++++ Dataset rows ++++

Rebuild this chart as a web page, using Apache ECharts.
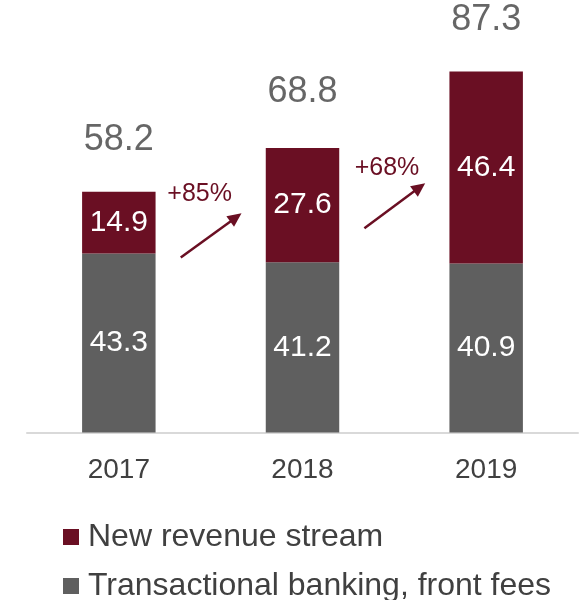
<!DOCTYPE html>
<html>
<head>
<meta charset="utf-8">
<script src="https://cdn.jsdelivr.net/npm/echarts@6/dist/echarts.min.js"></script>
<style>
  html, body { margin: 0; padding: 0; background: #ffffff; }
  #chart { width: 582px; height: 600px; }
</style>
</head>
<body>
<div id="chart"></div>
<script>
// Revenue by year, split into two streams (stacked)
const years = ['2017', '2018', '2019'];
const transactional = [43.3, 41.2, 40.9];
const newRevenue = [14.9, 27.6, 46.4];
const totals = [58.2, 68.8, 87.3];
// Growth of the new revenue stream between consecutive years
const growthLabels = ['+85%', '+68%'];

const MAROON = '#6a0f23';
const GREY = '#5f5f5f';
const TEXT = '#404040';
const FONT = '"Liberation Sans", Arial, sans-serif';

const chart = echarts.init(document.getElementById('chart'), null, { renderer: 'canvas' });

const totalOffsets = [-52, -56, -51];

chart.setOption({
  animation: false,
  textStyle: { fontFamily: FONT },
  grid: { left: 27, right: 4, top: 19, bottom: 167.5 },
  legend: {
    orient: 'vertical',
    left: 63,
    top: 521,
    height: 120,
    padding: 0,
    itemWidth: 16,
    itemHeight: 16,
    itemGap: 17,
    icon: 'rect',
    textStyle: { fontSize: 32, color: TEXT, fontFamily: FONT, padding: [0, 0, 0, 4] },
    data: ['New revenue stream', 'Transactional banking, front fees']
  },
  xAxis: {
    type: 'category',
    data: years,
    axisLine: { lineStyle: { color: '#d9d9d9', width: 2 } },
    axisTick: { show: false },
    axisLabel: { fontSize: 28, color: TEXT, margin: 24, fontFamily: FONT }
  },
  yAxis: {
    type: 'value',
    min: 0,
    max: 100,
    show: false,
    splitLine: { show: false }
  },
  series: [
    {
      name: 'Transactional banking, front fees',
      type: 'bar',
      stack: 'rev',
      barWidth: '40%',
      itemStyle: { color: GREY },
      label: { show: true, position: 'inside', color: '#ffffff', fontSize: 30, fontFamily: FONT },
      data: transactional
    },
    {
      name: 'New revenue stream',
      type: 'bar',
      stack: 'rev',
      barWidth: '40%',
      itemStyle: { color: MAROON },
      label: { show: true, position: 'inside', color: '#ffffff', fontSize: 30, fontFamily: FONT },
      data: newRevenue
    },
    {
      name: 'Total',
      type: 'scatter',
      symbolSize: 0,
      silent: true,
      label: {
        show: true,
        position: 'inside',
        color: TEXT,
        fontSize: 36,
        fontFamily: FONT
      },
      data: totals.map((v, i) => ({ value: v, label: { offset: [0, totalOffsets[i]] } }))
    }
  ]
});

// Growth arrows between bars, placed relative to the category positions
function drawGrowthArrows() {
  const graphics = [];
  for (let i = 0; i < growthLabels.length; i++) {
    const c0 = chart.convertToPixel({ xAxisIndex: 0 }, years[i]);
    const c1 = chart.convertToPixel({ xAxisIndex: 0 }, years[i + 1]);
    const step = c1 - c0;
    const yStart = chart.convertToPixel({ yAxisIndex: 0 }, i === 0 ? 42.3 : 49.4);
    const yEnd = chart.convertToPixel({ yAxisIndex: 0 }, i === 0 ? 53.0 : 60.3);
    const x1 = c0 + step * 0.337;
    const x2 = c0 + step * 0.668;
    const dx = x2 - x1, dy = yEnd - yStart;
    const len = Math.sqrt(dx * dx + dy * dy);
    const ux = dx / len, uy = dy / len;
    const head = 14, half = 6.5;
    const bx = x2 - ux * head, by = yEnd - uy * head;
    graphics.push({
      type: 'line',
      shape: { x1: x1, y1: yStart, x2: bx + ux * 2, y2: by + uy * 2 },
      style: { stroke: MAROON, lineWidth: 2.5 }
    });
    graphics.push({
      type: 'polygon',
      shape: { points: [[x2, yEnd], [bx - uy * half, by + ux * half], [bx + uy * half, by - ux * half]] },
      style: { fill: MAROON }
    });
    graphics.push({
      type: 'text',
      x: c0 + step * (i === 0 ? 0.44 : 0.46),
      y: chart.convertToPixel({ yAxisIndex: 0 }, i === 0 ? 57.6 : 63.9),
      style: {
        text: growthLabels[i],
        fill: MAROON,
        font: '25px ' + FONT,
        textAlign: 'center',
        textVerticalAlign: 'middle'
      }
    });
  }
  chart.setOption({ graphic: graphics });
}
drawGrowthArrows();
</script>
</body>
</html>
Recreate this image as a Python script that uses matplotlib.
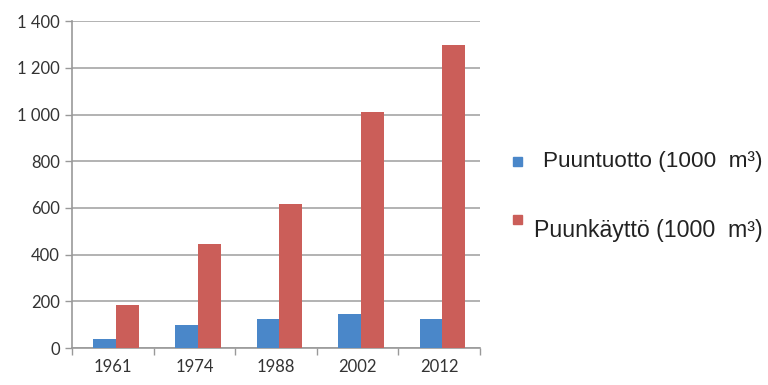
import matplotlib.pyplot as plt
from matplotlib.patches import Rectangle
from matplotlib.ticker import FuncFormatter
import numpy as np

years = ['1961', '1974', '1988', '2002', '2012']
tuotto = [40, 100, 126, 144, 126]
kaytto = [186, 447, 619, 1010, 1300]
labels = ['Puuntuotto (1000  m³)', 'Puunkäyttö (1000  m³)']
colors = ['#4A87C9', '#CB5E59']

fig = plt.figure(figsize=(7.68, 3.85), dpi=100)
ax = fig.add_axes([0.094, 0.096, 0.531, 0.849])

x = np.arange(len(years))
w = 0.28
ax.bar(x - w / 2 + 0.04, tuotto, w, color=colors[0], zorder=3)
ax.bar(x + w / 2 + 0.04, kaytto, w, color=colors[1], zorder=3)

ax.set_xlim(-0.5, len(years) - 0.5)
ax.set_ylim(0, 1400)
ax.set_yticks(range(0, 1401, 200))
ax.yaxis.set_major_formatter(FuncFormatter(lambda v, p: f'{int(v):,}'.replace(',', ' ')))
ax.grid(axis='y', color='#a6a6a6', linewidth=1.2, zorder=0)

ax.set_xticks(x)
ax.set_xticklabels(years)
ax.set_xticks(np.arange(-0.5, len(years)), minor=True)
ax.tick_params(axis='x', which='major', length=0, pad=8)
ax.tick_params(axis='x', which='minor', length=5, color='#999999', width=1)
ax.tick_params(axis='y', length=5, color='#999999', width=1, pad=4)

for s in ['top', 'right']:
    ax.spines[s].set_visible(False)
for s in ['left', 'bottom']:
    ax.spines[s].set_color('#999999')
    ax.spines[s].set_linewidth(1.2)

for lab in ax.get_xticklabels() + ax.get_yticklabels():
    lab.set_fontfamily('Lato')
    lab.set_fontsize(12)
    lab.set_color('#333333')

# legend drawn by hand to keep the odd offsets
fig.patches.append(Rectangle((513 / 768, 1 - 166 / 385), 9 / 768, 9 / 385,
                             transform=fig.transFigure, color=colors[0]))
fig.patches.append(Rectangle((513 / 768, 1 - 224 / 385), 9 / 768, 9 / 385,
                             transform=fig.transFigure, color=colors[1]))
fig.text(543 / 768, 1 - 162 / 385, labels[0], fontsize=16.2, family='Liberation Sans',
         va='center', color='#222222')
fig.text(534 / 768, 1 - 230 / 385, labels[1], fontsize=16.7, family='Liberation Sans',
         va='center', color='#222222')

fig.savefig('out.png', dpi=100)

++++

— Instruction —
Take the lines from the one that contains "Recreate this image" down to the last line of the listing above, both included, and set them down exactly, leaving out pictures.

— Result of the task —
Recreate this image as a Python script that uses matplotlib.
import matplotlib.pyplot as plt
from matplotlib.patches import Rectangle
from matplotlib.ticker import FuncFormatter
import numpy as np

years = ['1961', '1974', '1988', '2002', '2012']
tuotto = [40, 100, 126, 144, 126]
kaytto = [186, 447, 619, 1010, 1300]
labels = ['Puuntuotto (1000  m³)', 'Puunkäyttö (1000  m³)']
colors = ['#4A87C9', '#CB5E59']

fig = plt.figure(figsize=(7.68, 3.85), dpi=100)
ax = fig.add_axes([0.094, 0.096, 0.531, 0.849])

x = np.arange(len(years))
w = 0.28
ax.bar(x - w / 2 + 0.04, tuotto, w, color=colors[0], zorder=3)
ax.bar(x + w / 2 + 0.04, kaytto, w, color=colors[1], zorder=3)

ax.set_xlim(-0.5, len(years) - 0.5)
ax.set_ylim(0, 1400)
ax.set_yticks(range(0, 1401, 200))
ax.yaxis.set_major_formatter(FuncFormatter(lambda v, p: f'{int(v):,}'.replace(',', ' ')))
ax.grid(axis='y', color='#a6a6a6', linewidth=1.2, zorder=0)

ax.set_xticks(x)
ax.set_xticklabels(years)
ax.set_xticks(np.arange(-0.5, len(years)), minor=True)
ax.tick_params(axis='x', which='major', length=0, pad=8)
ax.tick_params(axis='x', which='minor', length=5, color='#999999', width=1)
ax.tick_params(axis='y', length=5, color='#999999', width=1, pad=4)

for s in ['top', 'right']:
    ax.spines[s].set_visible(False)
for s in ['left', 'bottom']:
    ax.spines[s].set_color('#999999')
    ax.spines[s].set_linewidth(1.2)

for lab in ax.get_xticklabels() + ax.get_yticklabels():
    lab.set_fontfamily('Lato')
    lab.set_fontsize(12)
    lab.set_color('#333333')

# legend drawn by hand to keep the odd offsets
fig.patches.append(Rectangle((513 / 768, 1 - 166 / 385), 9 / 768, 9 / 385,
                             transform=fig.transFigure, color=colors[0]))
fig.patches.append(Rectangle((513 / 768, 1 - 224 / 385), 9 / 768, 9 / 385,
                             transform=fig.transFigure, color=colors[1]))
fig.text(543 / 768, 1 - 162 / 385, labels[0], fontsize=16.2, family='Liberation Sans',
         va='center', color='#222222')
fig.text(534 / 768, 1 - 230 / 385, labels[1], fontsize=16.7, family='Liberation Sans',
         va='center', color='#222222')

fig.savefig('out.png', dpi=100)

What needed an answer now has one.